Data segment →

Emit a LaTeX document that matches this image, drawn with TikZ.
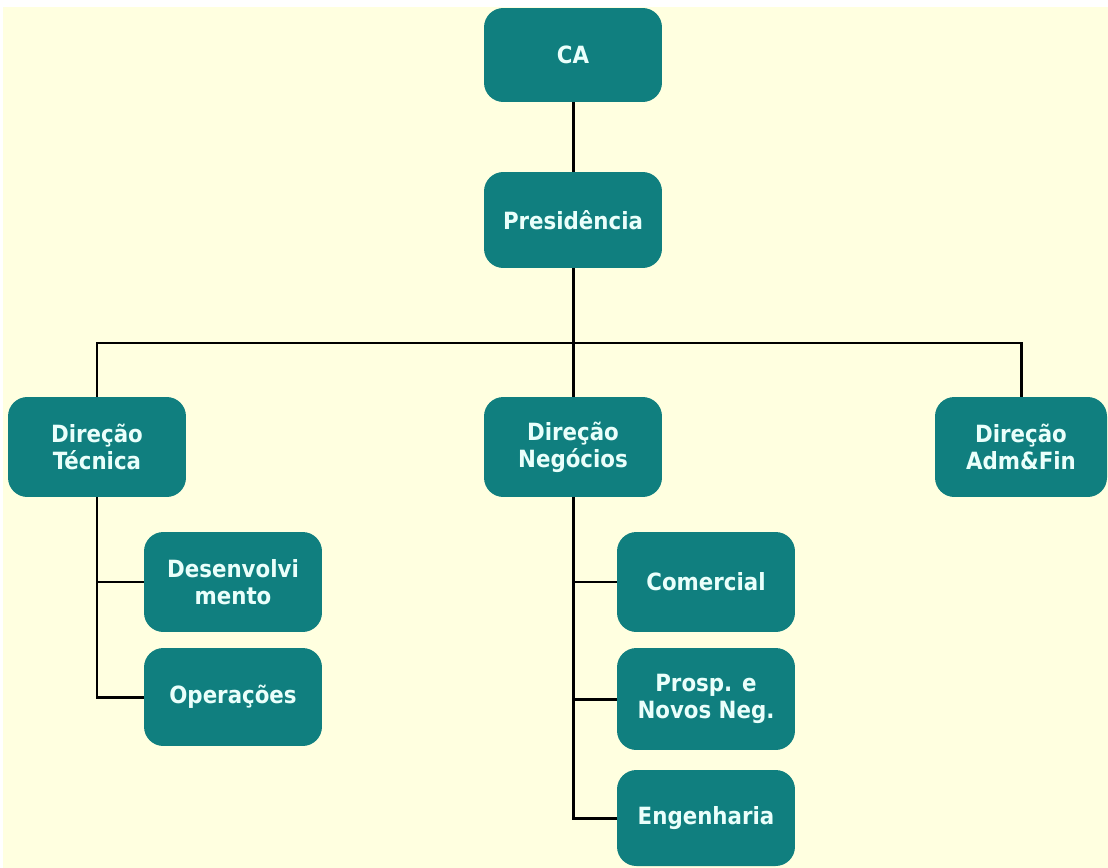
\documentclass[tikz,border=0pt]{standalone}
\usepackage{fontspec}
\newfontfamily\orgfont{DejaVu Sans Condensed}
\usetikzlibrary{positioning}
\definecolor{orgbg}{HTML}{FFFFE0}
\definecolor{orgteal}{HTML}{107F7F}
\definecolor{orgtext}{HTML}{EAFFFB}

\begin{document}
\begin{tikzpicture}[
    x=0.02cm, y=-0.02cm,
    orgbox/.style={fill=orgteal, text=orgtext, rounded corners=11pt,
        minimum width=3.56cm, minimum height=2cm, align=center, inner sep=2pt,
        font=\orgfont\bfseries\fontsize{13.5}{15.5}\selectfont},
    link/.style={draw=black, line width=1.7pt}
]
% background
\useasboundingbox (0,0) rectangle (1108,868);
\fill[white] (0,0) rectangle (1108,868);
\fill[orgbg] (3,7) rectangle (1108,868);

% boxes
\node[orgbox, minimum height=1.88cm] (ca) at (573,55) {CA};
\node[orgbox, minimum height=1.92cm] (pres) at (573,220) {Presidência};
\node[orgbox] (dt) at (97,447) {Direção\\Técnica};
\node[orgbox] (dn) at (573,447) {Direção\\Negócios};
\node[orgbox, minimum width=3.44cm] (da) at (1021,447) {Direção\\Adm\&Fin};
\node[orgbox] (dev) at (233,582) {Desenvolvi\\mento};
\node[orgbox, minimum height=1.96cm] (ope) at (233,697) {Operações};
\node[orgbox] (com) at (706,582) {Comercial};
\node[orgbox, minimum height=2.04cm] (pro) at (706,699) {Prosp. e\\Novos Neg.};
\node[orgbox, minimum height=1.92cm] (eng) at (706,818) {Engenharia};
\coordinate (bus) at (573,343);

% connectors
\draw[link] (ca) -- (pres);
\draw[link] (pres) -- (bus);
\draw[link] (dt.north) |- (bus) -| (da.north);
\draw[link] (bus) -- (dn.north);
\draw[link] (dt.south) |- (ope.west);
\draw[link] (dt.south |- dev.west) -- (dev.west);
\draw[link] (dn.south) |- (eng.west);
\draw[link] (dn.south |- com.west) -- (com.west);
\draw[link] (dn.south |- pro.west) -- (pro.west);
\end{tikzpicture}
\end{document}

Requirements → Give again, exactly, the lines from the start of the data through the one holding "(bus) at (573,343);"; omit the pictures.

Exercise output →
Emit a LaTeX document that matches this image, drawn with TikZ.
\documentclass[tikz,border=0pt]{standalone}
\usepackage{fontspec}
\newfontfamily\orgfont{DejaVu Sans Condensed}
\usetikzlibrary{positioning}
\definecolor{orgbg}{HTML}{FFFFE0}
\definecolor{orgteal}{HTML}{107F7F}
\definecolor{orgtext}{HTML}{EAFFFB}

\begin{document}
\begin{tikzpicture}[
    x=0.02cm, y=-0.02cm,
    orgbox/.style={fill=orgteal, text=orgtext, rounded corners=11pt,
        minimum width=3.56cm, minimum height=2cm, align=center, inner sep=2pt,
        font=\orgfont\bfseries\fontsize{13.5}{15.5}\selectfont},
    link/.style={draw=black, line width=1.7pt}
]
% background
\useasboundingbox (0,0) rectangle (1108,868);
\fill[white] (0,0) rectangle (1108,868);
\fill[orgbg] (3,7) rectangle (1108,868);

% boxes
\node[orgbox, minimum height=1.88cm] (ca) at (573,55) {CA};
\node[orgbox, minimum height=1.92cm] (pres) at (573,220) {Presidência};
\node[orgbox] (dt) at (97,447) {Direção\\Técnica};
\node[orgbox] (dn) at (573,447) {Direção\\Negócios};
\node[orgbox, minimum width=3.44cm] (da) at (1021,447) {Direção\\Adm\&Fin};
\node[orgbox] (dev) at (233,582) {Desenvolvi\\mento};
\node[orgbox, minimum height=1.96cm] (ope) at (233,697) {Operações};
\node[orgbox] (com) at (706,582) {Comercial};
\node[orgbox, minimum height=2.04cm] (pro) at (706,699) {Prosp. e\\Novos Neg.};
\node[orgbox, minimum height=1.92cm] (eng) at (706,818) {Engenharia};
\coordinate (bus) at (573,343);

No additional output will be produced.